ここで稍について考えてみる必要がありそうです。稍には「王城を去ること三百里」という意味と「方六百里」という意味がありますが、後漢・魏王朝は倭人の王に六百里四方の支配を認めています。前述のように私は北部九州を中心とする稍Mに肥後の北半と周防・長門を入れていますが、肥後の北半を稍Mに入れたのは、北半に青銅祭器が分布しているのに対し南半には分布していないからです。
九州の青銅祭器の分布を見ると大分県臼杵と熊本県八代を結ぶ、地質学上の臼杵-八代構造線の北側に多く南側にはほとんど見られません。前回には肥前の西半にも青銅祭器がみられないことを述べましたが、構造線が九州山地を形成し人々の交流を阻害しているからですが、肥後北部は筑後との通婚が多かったと考えることができます。
このため肥後北部には銅矛・銅戈が多いのですが、このように考えると中国は肥後の北半を倭王(三世紀にあっては女王)が支配することを認めているが、実際には支配していない地域であることが考えられます。このことが女王国と狗奴国の不和の原因になっているようです。倭人伝は次のように記しています。
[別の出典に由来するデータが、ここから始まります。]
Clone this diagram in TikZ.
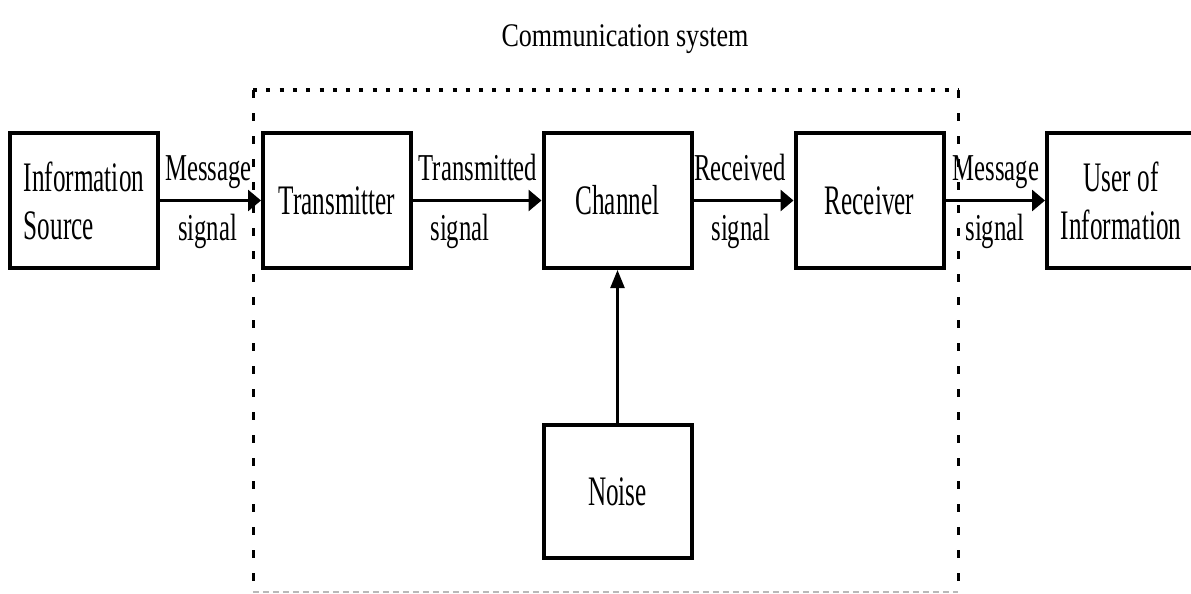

倭女王の卑弥呼は狗奴国の男王の卑弥弓呼と素(もと)より不和。倭は載斯烏越等を遣わして郡に詣り、相攻撃する状を説く。
倭人伝は女王国と狗奴国は元来から不和の関係にあったとしています。「卑弥弓呼素」については五文字全体を人名とする説もありますが、「素」は「もとより」という意味だとする説を採りたいと思います。狗奴国と女王国の不和の関係は、はるか以前から続いていたというのです。
その不和の原因は、女王国が冊封体制によって狗奴国の北半(肥後北半)の支配を認められていると考えたのに対しそれを狗奴国が認めていなかったことに起因するようです。私は1世紀末からに2世紀初頭に、卑弥呼が共立された倭国大乱に匹敵するような大きな争乱が起き、そのことが原因になって奴国王が滅び、面土国王の帥升が倭王になると考えています。
その争乱も、三世紀の狗奴国と女王国の不和の関係と同じ原因で起きたと考えられ、不和は一世紀以来のものであったと考えています。